Project lifecycle

A project manages delivery of a dataset to one or more jobs. Each individual job independently requests files from the project, continuing until there are none left.

Running a project

Choose a project name: this must be unique, so some combination of username and time is a reasonable place to start. Then start the project with the /startProject interface passing it the station name, project name, and dataset definition. This interface returns the URL to use for future operations. The URL for a running project can also be retrieved by the /findProject interface, so all that batch jobs can obtain the URL as long as they know the project name.

Each separate job calls the /establishProcess interface in order to register itself with the project.

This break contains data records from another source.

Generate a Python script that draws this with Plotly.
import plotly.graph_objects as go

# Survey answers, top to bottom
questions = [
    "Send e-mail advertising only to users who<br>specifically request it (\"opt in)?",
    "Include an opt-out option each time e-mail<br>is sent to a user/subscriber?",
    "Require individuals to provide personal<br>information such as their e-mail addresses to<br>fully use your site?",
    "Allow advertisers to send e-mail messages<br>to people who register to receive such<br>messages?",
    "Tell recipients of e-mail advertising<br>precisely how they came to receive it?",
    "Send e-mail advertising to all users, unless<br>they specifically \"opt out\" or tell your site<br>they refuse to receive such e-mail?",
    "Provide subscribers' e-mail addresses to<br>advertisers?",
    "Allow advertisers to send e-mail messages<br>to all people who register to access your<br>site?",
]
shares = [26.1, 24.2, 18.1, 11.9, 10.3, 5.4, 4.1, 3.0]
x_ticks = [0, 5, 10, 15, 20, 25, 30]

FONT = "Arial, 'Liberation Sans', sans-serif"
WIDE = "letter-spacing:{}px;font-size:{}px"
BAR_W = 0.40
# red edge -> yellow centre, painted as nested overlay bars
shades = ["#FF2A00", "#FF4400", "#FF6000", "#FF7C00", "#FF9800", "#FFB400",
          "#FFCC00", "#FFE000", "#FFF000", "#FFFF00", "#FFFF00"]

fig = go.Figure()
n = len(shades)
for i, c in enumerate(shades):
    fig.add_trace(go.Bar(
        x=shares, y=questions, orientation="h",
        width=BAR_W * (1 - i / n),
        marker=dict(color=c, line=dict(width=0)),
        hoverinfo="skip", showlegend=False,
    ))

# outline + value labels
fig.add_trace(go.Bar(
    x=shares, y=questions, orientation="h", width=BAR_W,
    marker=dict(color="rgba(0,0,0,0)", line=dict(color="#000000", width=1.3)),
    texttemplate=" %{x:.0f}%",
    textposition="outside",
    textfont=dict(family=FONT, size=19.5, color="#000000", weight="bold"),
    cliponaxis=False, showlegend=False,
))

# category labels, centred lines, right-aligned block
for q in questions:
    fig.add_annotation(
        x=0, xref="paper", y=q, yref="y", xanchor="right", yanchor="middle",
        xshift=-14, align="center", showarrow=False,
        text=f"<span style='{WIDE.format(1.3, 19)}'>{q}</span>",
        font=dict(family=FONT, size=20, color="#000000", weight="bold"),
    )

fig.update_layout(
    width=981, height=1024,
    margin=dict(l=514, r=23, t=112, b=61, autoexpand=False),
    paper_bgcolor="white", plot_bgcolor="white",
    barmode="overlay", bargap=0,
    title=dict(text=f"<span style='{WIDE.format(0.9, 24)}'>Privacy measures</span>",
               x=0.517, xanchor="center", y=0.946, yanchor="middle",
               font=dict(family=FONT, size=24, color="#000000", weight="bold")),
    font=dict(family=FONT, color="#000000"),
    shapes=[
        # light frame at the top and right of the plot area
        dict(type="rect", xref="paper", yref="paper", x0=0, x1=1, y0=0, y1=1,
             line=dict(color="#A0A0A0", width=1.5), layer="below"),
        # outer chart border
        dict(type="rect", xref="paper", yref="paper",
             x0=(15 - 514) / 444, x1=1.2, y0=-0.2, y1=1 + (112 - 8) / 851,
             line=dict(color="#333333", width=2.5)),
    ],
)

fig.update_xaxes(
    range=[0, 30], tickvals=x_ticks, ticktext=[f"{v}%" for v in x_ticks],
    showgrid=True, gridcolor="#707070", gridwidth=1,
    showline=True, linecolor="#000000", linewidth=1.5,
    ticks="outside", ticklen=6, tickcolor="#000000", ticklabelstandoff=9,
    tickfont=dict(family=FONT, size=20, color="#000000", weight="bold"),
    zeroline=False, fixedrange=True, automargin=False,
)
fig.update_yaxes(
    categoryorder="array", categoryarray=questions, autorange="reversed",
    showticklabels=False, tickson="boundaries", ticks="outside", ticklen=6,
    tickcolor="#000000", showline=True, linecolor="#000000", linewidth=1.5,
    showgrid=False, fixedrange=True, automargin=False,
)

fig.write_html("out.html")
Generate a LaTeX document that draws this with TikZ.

This returns the consumer process ID. Each consumer process represents a separate stream of file deliveries and has a different ID.

Each consumer process loop calls the /getNextFile interface in a loop. This interface can return http status code 204, which means no more files are available for this consumer. Or it can return status code 202, which means there are no files currently available but it is trying to obtain more. The body text in this case returns a descriptive text string followed by a colon followed by the suggested number of seconds before the client should query again. Finally, /getNextFile can return status 200 and a response, the first line of which is the access URL for a file [currently only file:// URLs are supported, but this may change in the future].

When the job has completed processing each file it must call the /releaseFile interface with the filename and the status of the file. A status of 'ok' will mark the file as successfully processed. Any other status will mark it as unsuccessful.

Processes that have delivered all the available files are automatically marked as finished, but if desired the /endProcess interface may be used to explicitly end a process.

When the job has completely finished processing, including tasks such as returning the output to the user, the /setStatus interface may be used to mark it as 'complete' (for recovery purposes).

Once all consumer processes have completed, then the /endProject interface should be used to terminate the project. After this is done the project is no longer usable.